>>>>>

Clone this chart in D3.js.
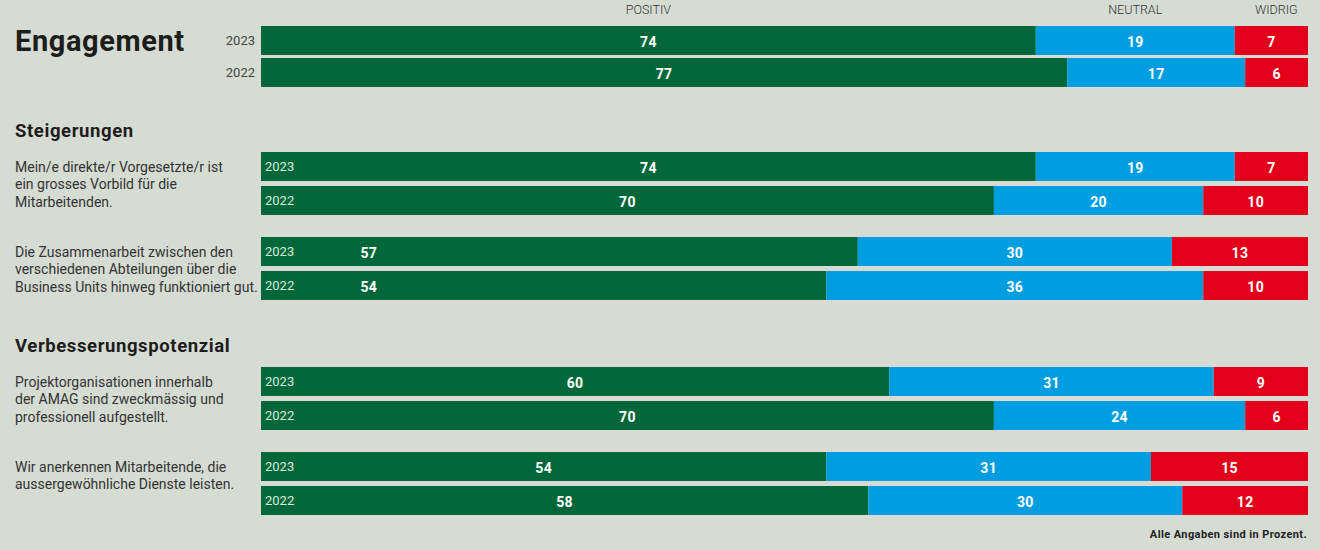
<!DOCTYPE html>
<html>
<head>
<meta charset="utf-8">
<script src="https://cdn.jsdelivr.net/npm/d3@7"></script>
<style>
  body { margin: 0; background: #d6dbd4; }
  svg { display: block; }
</style>
</head>
<body>
<svg id="chart" width="1320" height="550"></svg>
<script>
// ---- data ----
var categories = ["POSITIV", "NEUTRAL", "WIDRIG"];
var years = ["2023", "2022"];
var sections = ["Engagement", "Steigerungen", "Verbesserungspotenzial"];
// one entry per question, section index tells where it belongs
var questionSection = [0, 1, 1, 2, 2];
var questionText = [
    [],
    ["Mein/e direkte/r Vorgesetzte/r ist", "ein grosses Vorbild für die", "Mitarbeitenden."],
    ["Die Zusammenarbeit zwischen den", "verschiedenen Abteilungen über die", "Business Units hinweg funktioniert gut."],
    ["Projektorganisationen innerhalb", "der AMAG sind zweckmässig und", "professionell aufgestellt."],
    ["Wir anerkennen Mitarbeitende, die", "aussergewöhnliche Dienste leisten."]
];
// rows: question 0..4, each 2023 then 2022
var positiv = [74, 77, 74, 70, 57, 54, 60, 70, 54, 58];
var neutral = [19, 17, 19, 20, 30, 36, 31, 24, 31, 30];
var widrig  = [7, 6, 7, 10, 13, 10, 9, 6, 15, 12];
var footnote = "Alle Angaben sind in Prozent.";

var colors = ["#00673b", "#009ee0", "#e2001a"];

var svg = d3.select("#chart");
var W = 1320, H = 550;
svg.append("rect").attr("width", W).attr("height", H).attr("fill", "#d6dbd4");

var x = d3.scaleLinear().domain([0, 100]).range([261, 1308]);

// ---- layout: walk down the questions ----
var barH = 29;
var rows = [];
var pairTops = [];
var y = 26;
questionSection.forEach(function(s, q) {
    if (q > 0) {
        if (s != questionSection[q - 1]) y += (q == 1 ? 65 : 67); // room for section header
        else y += 22;
    }
    pairTops.push(y);
    var step = q == 0 ? 32 : 34;
    years.forEach(function(yr, k) {
        var i = q * 2 + k;
        rows.push({q: q, year: yr, top: y + k * step,
                   vals: [positiv[i], neutral[i], widrig[i]]});
    });
    y += step + barH;
});

// ---- bars ----
var row = svg.selectAll("g.row")
    .data(rows)
    .enter().append("g")
    .attr("class", "row")
    .attr("transform", function(d) { return "translate(0," + d.top + ")"; });

row.each(function(d) {
    var g = d3.select(this);
    var acc = 0;
    d.vals.forEach(function(v, c) {
        var x0 = x(acc), x1 = x(acc + v);
        g.append("rect")
            .attr("x", x0)
            .attr("y", 0)
            .attr("width", x1 - x0)
            .attr("height", barH)
            .attr("fill", colors[c]);
        var lx = (x0 + x1) / 2;
        // the two "Zusammenarbeit" rows put the positive value near the left
        if (c == 0 && d.q == 2) lx = x(10.3);
        g.append("text")
            .attr("x", lx)
            .attr("y", barH / 2 + 1)
            .attr("dy", ".36em")
            .attr("text-anchor", "middle")
            .style("font-family", "Roboto, sans-serif")
            .style("font-weight", "bold")
            .style("font-size", "14px")
            .style("letter-spacing", "0.3px")
            .style("fill", "#fff")
            .text(v);
        acc += v;
    });
    // year labels
    if (d.q == 0) {
        g.append("text")
            .attr("x", 255)
            .attr("y", barH / 2)
            .attr("dy", ".36em")
            .attr("text-anchor", "end")
            .style("font-family", "Roboto, sans-serif")
            .style("font-size", "13px")
            .style("fill", "#444")
            .text(d.year);
    } else {
        g.append("text")
            .attr("x", 265)
            .attr("y", barH / 2)
            .attr("dy", ".36em")
            .style("font-family", "Roboto, sans-serif")
            .style("font-size", "13px")
            .style("fill", "#d5ecdc")
            .text(d.year);
    }
});

// ---- category headers over the first row ----
var acc = 0;
categories.forEach(function(c, k) {
    var v = rows[0].vals[k];
    svg.append("text")
        .attr("x", (x(acc) + x(acc + v)) / 2 + (k == 2 ? 5 : 0))
        .attr("y", 14)
        .attr("text-anchor", "middle")
        .style("font-family", "Roboto, sans-serif")
        .style("font-weight", "300")
        .style("font-size", "12.5px")
        .style("fill", "#333")
        .text(c);
    acc += v;
});

// ---- titles ----
svg.append("text")
    .attr("x", 15)
    .attr("y", pairTops[0] + barH / 2)
    .attr("dy", ".36em")
    .style("font-family", "Roboto, sans-serif")
    .style("font-weight", "bold")
    .style("font-size", "29px")
    .style("letter-spacing", "0.6px")
    .style("fill", "#1d1d1b")
    .text(sections[0]);

questionSection.forEach(function(s, q) {
    if (q > 0 && s != questionSection[q - 1]) {
        svg.append("text")
            .attr("x", 15)
            .attr("y", pairTops[q] - 22)
            .attr("dy", ".36em")
            .style("font-family", "Roboto, sans-serif")
            .style("font-weight", "bold")
            .style("font-size", "18.5px")
            .style("letter-spacing", "0.6px")
            .style("fill", "#1d1d1b")
            .text(sections[s]);
    }
});

// ---- question texts ----
questionText.forEach(function(lines, q) {
    var t = svg.append("text")
        .attr("x", 15)
        .attr("y", pairTops[q] + barH / 2)
        .attr("dy", ".36em")
        .style("font-family", "Roboto, sans-serif")
        .style("font-size", "14px")
        .style("fill", "#333");
    lines.forEach(function(l, k) {
        t.append("tspan")
            .attr("x", 15)
            .attr("dy", k == 0 ? ".36em" : "17.5px")
            .text(l);
    });
});

// ---- footnote ----
svg.append("text")
    .attr("x", 1307)
    .attr("y", 538)
    .attr("text-anchor", "end")
    .style("font-family", "Roboto, sans-serif")
    .style("font-weight", "bold")
    .style("font-size", "11px")
    .style("letter-spacing", "0.4px")
    .style("fill", "#222")
    .text(footnote);
</script>
</body>
</html>
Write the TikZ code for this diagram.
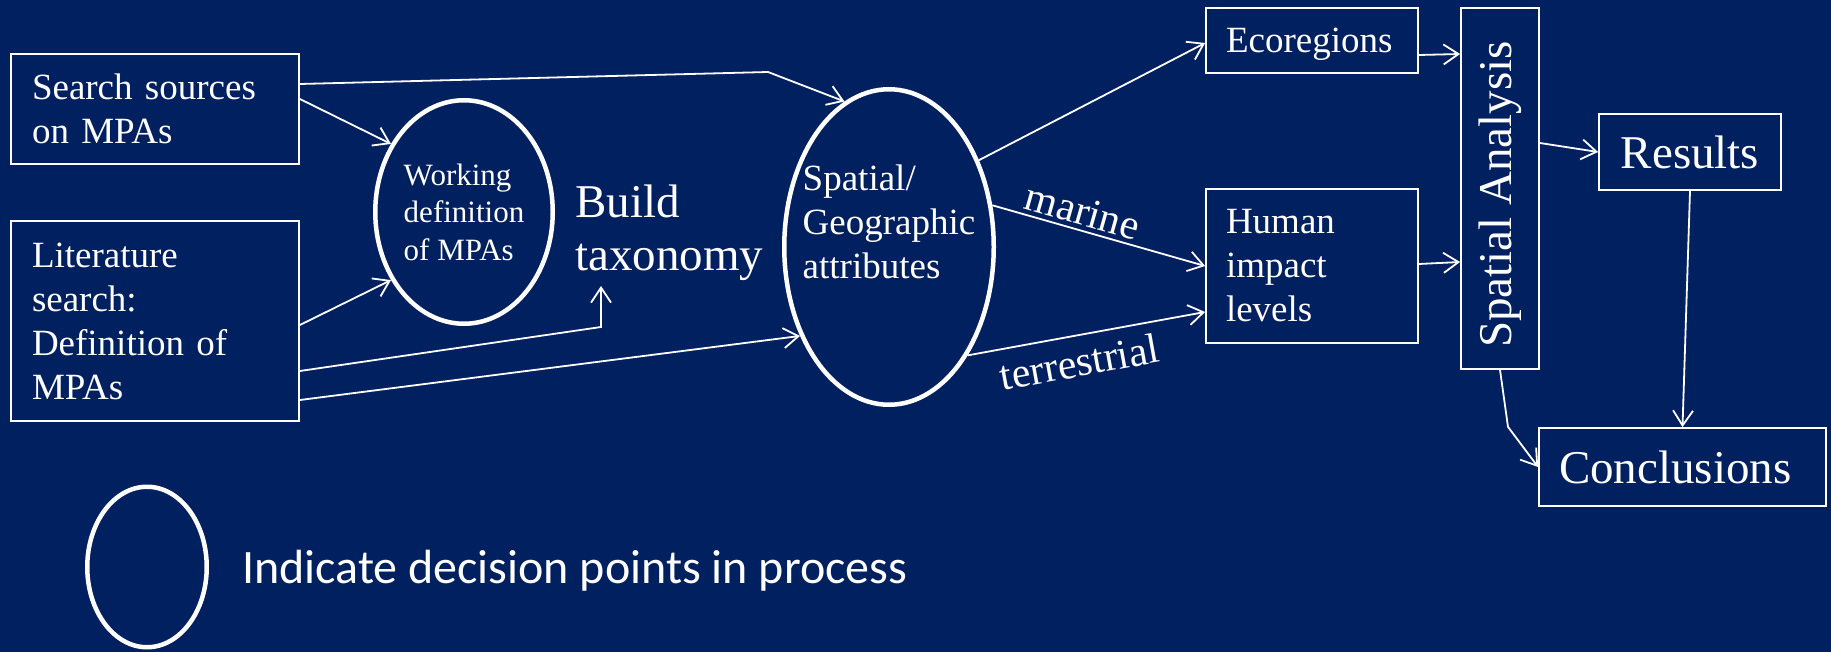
\documentclass[tikz,border=0pt]{standalone}
\usepackage{fontspec}
\setmainfont{Liberation Serif}
\newfontfamily\calibrifont{Carlito}
\usetikzlibrary{shapes.geometric,arrows.meta}
\definecolor{navy}{RGB}{0,32,96}
\begin{document}
\begin{tikzpicture}[x=1pt,y=-1pt,white,
  box/.style={draw=white, line width=1.8pt, text=white, inner ysep=0pt, align=left},
  oval/.style={ellipse, draw=white, line width=4.5pt, text=white, inner sep=0pt, align=left},
  arr/.style={draw=white, line width=1.8pt, -{Straight Barb[length=15pt,width=20pt]}, line join=miter},
  bodytext/.style={font=\fontsize{37}{44}\selectfont},
  bigtext/.style={font=\fontsize{47}{56}\selectfont},
  lbl/.style={text=white, font=\fontsize{42}{50}\selectfont},
]
\fill[navy] (0,0) rectangle (1831,652);
\useasboundingbox (0,0) rectangle (1831,652);

% left boxes
\node[box, bodytext, inner xsep=21pt, text width=246pt, minimum width=288pt, minimum height=110pt] (src) at (155,109) {Search sources\\on MPAs};
\node[box, bodytext, inner xsep=21pt, text width=246pt, minimum width=288pt, minimum height=200pt] (lit) at (155,321) {Literature\\search:\\Definition of\\MPAs};

% decision ovals
\node[oval, font=\fontsize{31}{37.5}\selectfont, minimum width=177.5pt, minimum height=223.5pt] (work) at (464,212) {Working\\definition\\of MPAs};
\node[oval, minimum width=209.5pt, minimum height=315.5pt] (sp) at (889,247) {};
\node[text=white, bodytext, align=left, inner sep=0pt] (spt) at (889,221.5) {Spatial/\\Geographic\\attributes};

% build taxonomy
\node[text=white, font=\fontsize{47}{53}\selectfont, align=left, inner sep=0pt, anchor=west] (build) at (575,232.5) {Build\\taxonomy};
\coordinate (bt) at (601,286);

% right boxes
\node[box, bodytext, inner xsep=20pt, text width=172pt, minimum width=212pt, minimum height=65pt, text depth=0pt] (eco) at (1312,40.5) {Ecoregions};
\node[box, bodytext, inner xsep=20pt, text width=172pt, minimum width=212pt, minimum height=154pt] (hum) at (1312,266) {Human\\impact\\levels};
\node[box, bigtext, inner sep=0pt, minimum width=78pt, minimum height=361pt] (sa) at (1500,188.5) {\rotatebox{90}{Spatial Analysis\hspace{12pt}}};
\node[box, bigtext, minimum width=182pt, minimum height=76pt] (res) at (1690,152) {Results};
\node[box, bigtext, inner xsep=20pt, text width=247pt, minimum width=287pt, minimum height=78pt] (con) at (1682.5,467) {Conclusions};

% legend
\node[oval, minimum width=119.5pt, minimum height=160.5pt] (leg) at (147,567) {};
\node[text=white, font=\calibrifont\fontsize{48}{58}\selectfont, inner sep=0pt, anchor=base west] (legtxt) at (242,583) {Indicate decision points in process};

% connectors
\draw[arr] ([yshift=25pt]src.east) -- (768,72) -- (sp.107);
\draw[arr] ([yshift=10pt]src.east) -- (work.137);
\draw[arr] ([yshift=-4pt]lit.east) -- (work.223);
\draw[arr] ([yshift=-50pt]lit.east) -- (601,327) -- (bt);
\draw[arr] ([yshift=-79pt]lit.east) -- (sp.225);
\draw[arr] (sp.44) -- ([yshift=-2.5pt]eco.west);
\draw[arr] (sp.22) -- node[pos=0.40, sloped, above, inner sep=4pt, lbl] {marine} (hum.west);
\draw[arr] (sp.306) -- node[pos=0.45, sloped, below, inner sep=11pt, lbl] {terrestrial} ([yshift=-46pt]hum.west);
\draw[arr] ([yshift=-14.5pt]eco.east) -- ([yshift=134.5pt]sa.west);
\draw[arr] ([yshift=2pt]hum.east) -- ([yshift=-73.5pt]sa.west);
\draw[arr] ([yshift=45.5pt]sa.east) -- (res.west);
\draw[arr] (res.south) -- (con.north);
\draw[arr] (sa.south) -- ++(8,57) -- (con.west);
\end{tikzpicture}
\end{document}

<<<<<

• Exercise: From the listing above, copy out each line where the word "chart" appears.

• Response to the exercise:
Clone this chart in D3.js.
<svg id="chart" width="1320" height="550"></svg>
var svg = d3.select("#chart");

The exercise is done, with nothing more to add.